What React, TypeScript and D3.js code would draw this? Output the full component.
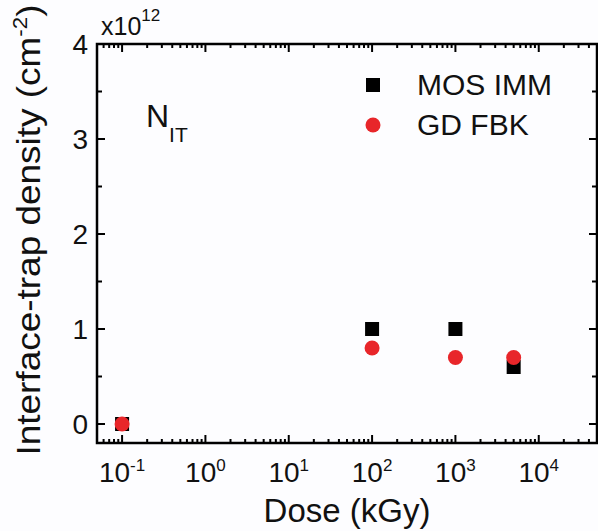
import React from "react";
import * as d3 from "d3";

const doses = [0.1, 100, 1000, 5000];
const mosImm = [0, 1.0, 1.0, 0.6];
const gdFbk = [0, 0.8, 0.7, 0.7];
const yTicks = [0, 1, 2, 3, 4];
const xDecades = [-1, 0, 1, 2, 3, 4];
const seriesNames = ["MOS IMM", "GD FBK"];

const W = 598;
const H = 531;
const left = 97;
const right = 597;
const top = 44;
const bottom = 443;
const RED = "#e8262a";
const FONT = "Liberation Sans, Arial, Helvetica, sans-serif";

export default function App() {
  const x = d3.scaleLog().domain([0.05, 50000]).range([left, right]);
  const y = d3.scaleLinear().domain([-0.2, 4]).range([bottom, top]);

  const xt = x.ticks().filter((t) => t >= 0.05 && t <= 50000);
  const isMajor = (t: number) => Math.abs(Math.log10(t) - Math.round(Math.log10(t))) < 1e-9;
  const yMinor = d3.range(0, 4.01, 0.5);

  return (
    <svg
      width={W}
      height={H}
      style={{ position: "absolute", left: 0, top: 0, background: "#fdfdff" }}
      fontFamily={FONT}
    >
      <rect x={0} y={0} width={W} height={H} fill="#fdfdff" />
      {/* ticks x */}
      {xt.map((t, i) => {
        const len = isMajor(t) ? 8 : 4;
        const px = x(t);
        return (
          <g key={"xt" + i} stroke="#000" strokeWidth={2}>
            <line x1={px} x2={px} y1={bottom} y2={bottom - len} />
            <line x1={px} x2={px} y1={top} y2={top + len} />
          </g>
        );
      })}
      {/* ticks y */}
      {yMinor.map((v, i) => {
        const major = Math.abs(v - Math.round(v)) < 1e-9;
        const len = major ? 8 : 5;
        const py = y(v);
        return (
          <g key={"yt" + i} stroke="#000" strokeWidth={2}>
            <line x1={left} x2={left + len} y1={py} y2={py} />
            <line x1={right} x2={right - len} y1={py} y2={py} />
          </g>
        );
      })}
      <rect
        x={left}
        y={top}
        width={right - left}
        height={bottom - top}
        fill="none"
        stroke="#000"
        strokeWidth={2.5}
      />
      {/* y tick labels */}
      {yTicks.map((v) => (
        <text
          key={"yl" + v}
          x={88}
          y={y(v) + 10}
          textAnchor="end"
          fontSize={28}
          fill="#111"
        >
          {v}
        </text>
      ))}
      {/* x tick labels */}
      {xDecades.map((e) => (
        <text
          key={"xl" + e}
          x={x(Math.pow(10, e))}
          y={482}
          textAnchor="middle"
          fontSize={28}
          fill="#111"
        >
          <tspan>10</tspan>
          <tspan fontSize={17} dy={-11}>
            {e}
          </tspan>
        </text>
      ))}
      {/* multiplier */}
      <text x={101} y={35} fontSize={25} fill="#111">
        <tspan>x10</tspan>
        <tspan fontSize={17} dy={-14}>
          12
        </tspan>
      </text>
      {/* axis titles */}
      <text x={(left + right) / 2 + 0} y={522} textAnchor="middle" fontSize={33} fill="#111">
        Dose (kGy)
      </text>
      <text
        transform={`translate(40, 230) rotate(-90) scale(1.12, 1)`}
        textAnchor="middle"
        fontSize={33}
        fill="#111"
      >
        <tspan>Interface-trap density (cm</tspan>
        <tspan fontSize={20} dy={-13}>
          -2
        </tspan>
        <tspan dy={13}>)</tspan>
      </text>
      {/* N_IT */}
      <text x={146} y={127} fontSize={32} fill="#111">
        <tspan>N</tspan>
        <tspan fontSize={21} dy={15}>
          IT
        </tspan>
      </text>
      {/* data */}
      {doses.map((d, i) => (
        <rect
          key={"sq" + i}
          x={x(d) - 7}
          y={y(mosImm[i]) - 7}
          width={14}
          height={14}
          fill="#000"
        />
      ))}
      {doses.map((d, i) => (
        <circle key={"ci" + i} cx={x(d)} cy={y(gdFbk[i])} r={7.5} fill={RED} />
      ))}
      {/* legend */}
      <rect x={366} y={78} width={14} height={14} fill="#000" />
      <text x={417} y={95} fontSize={30} fill="#111">
        {seriesNames[0]}
      </text>
      <circle cx={373} cy={125} r={7.5} fill={RED} />
      <text x={417} y={135} fontSize={30} fill="#111">
        {seriesNames[1]}
      </text>
    </svg>
  );
}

********************

--- Directions ---
Transcribe the full listing above exactly as it stands, minus the pictures.

--- Written solution ---
What React, TypeScript and D3.js code would draw this? Output the full component.
import React from "react";
import * as d3 from "d3";

const doses = [0.1, 100, 1000, 5000];
const mosImm = [0, 1.0, 1.0, 0.6];
const gdFbk = [0, 0.8, 0.7, 0.7];
const yTicks = [0, 1, 2, 3, 4];
const xDecades = [-1, 0, 1, 2, 3, 4];
const seriesNames = ["MOS IMM", "GD FBK"];

const W = 598;
const H = 531;
const left = 97;
const right = 597;
const top = 44;
const bottom = 443;
const RED = "#e8262a";
const FONT = "Liberation Sans, Arial, Helvetica, sans-serif";

export default function App() {
  const x = d3.scaleLog().domain([0.05, 50000]).range([left, right]);
  const y = d3.scaleLinear().domain([-0.2, 4]).range([bottom, top]);

  const xt = x.ticks().filter((t) => t >= 0.05 && t <= 50000);
  const isMajor = (t: number) => Math.abs(Math.log10(t) - Math.round(Math.log10(t))) < 1e-9;
  const yMinor = d3.range(0, 4.01, 0.5);

  return (
    <svg
      width={W}
      height={H}
      style={{ position: "absolute", left: 0, top: 0, background: "#fdfdff" }}
      fontFamily={FONT}
    >
      <rect x={0} y={0} width={W} height={H} fill="#fdfdff" />
      {/* ticks x */}
      {xt.map((t, i) => {
        const len = isMajor(t) ? 8 : 4;
        const px = x(t);
        return (
          <g key={"xt" + i} stroke="#000" strokeWidth={2}>
            <line x1={px} x2={px} y1={bottom} y2={bottom - len} />
            <line x1={px} x2={px} y1={top} y2={top + len} />
          </g>
        );
      })}
      {/* ticks y */}
      {yMinor.map((v, i) => {
        const major = Math.abs(v - Math.round(v)) < 1e-9;
        const len = major ? 8 : 5;
        const py = y(v);
        return (
          <g key={"yt" + i} stroke="#000" strokeWidth={2}>
            <line x1={left} x2={left + len} y1={py} y2={py} />
            <line x1={right} x2={right - len} y1={py} y2={py} />
          </g>
        );
      })}
      <rect
        x={left}
        y={top}
        width={right - left}
        height={bottom - top}
        fill="none"
        stroke="#000"
        strokeWidth={2.5}
      />
      {/* y tick labels */}
      {yTicks.map((v) => (
        <text
          key={"yl" + v}
          x={88}
          y={y(v) + 10}
          textAnchor="end"
          fontSize={28}
          fill="#111"
        >
          {v}
        </text>
      ))}
      {/* x tick labels */}
      {xDecades.map((e) => (
        <text
          key={"xl" + e}
          x={x(Math.pow(10, e))}
          y={482}
          textAnchor="middle"
          fontSize={28}
          fill="#111"
        >
          <tspan>10</tspan>
          <tspan fontSize={17} dy={-11}>
            {e}
          </tspan>
        </text>
      ))}
      {/* multiplier */}
      <text x={101} y={35} fontSize={25} fill="#111">
        <tspan>x10</tspan>
        <tspan fontSize={17} dy={-14}>
          12
        </tspan>
      </text>
      {/* axis titles */}
      <text x={(left + right) / 2 + 0} y={522} textAnchor="middle" fontSize={33} fill="#111">
        Dose (kGy)
      </text>
      <text
        transform={`translate(40, 230) rotate(-90) scale(1.12, 1)`}
        textAnchor="middle"
        fontSize={33}
        fill="#111"
      >
        <tspan>Interface-trap density (cm</tspan>
        <tspan fontSize={20} dy={-13}>
          -2
        </tspan>
        <tspan dy={13}>)</tspan>
      </text>
      {/* N_IT */}
      <text x={146} y={127} fontSize={32} fill="#111">
        <tspan>N</tspan>
        <tspan fontSize={21} dy={15}>
          IT
        </tspan>
      </text>
      {/* data */}
      {doses.map((d, i) => (
        <rect
          key={"sq" + i}
          x={x(d) - 7}
          y={y(mosImm[i]) - 7}
          width={14}
          height={14}
          fill="#000"
        />
      ))}
      {doses.map((d, i) => (
        <circle key={"ci" + i} cx={x(d)} cy={y(gdFbk[i])} r={7.5} fill={RED} />
      ))}
      {/* legend */}
      <rect x={366} y={78} width={14} height={14} fill="#000" />
      <text x={417} y={95} fontSize={30} fill="#111">
        {seriesNames[0]}
      </text>
      <circle cx={373} cy={125} r={7.5} fill={RED} />
      <text x={417} y={135} fontSize={30} fill="#111">
        {seriesNames[1]}
      </text>
    </svg>
  );
}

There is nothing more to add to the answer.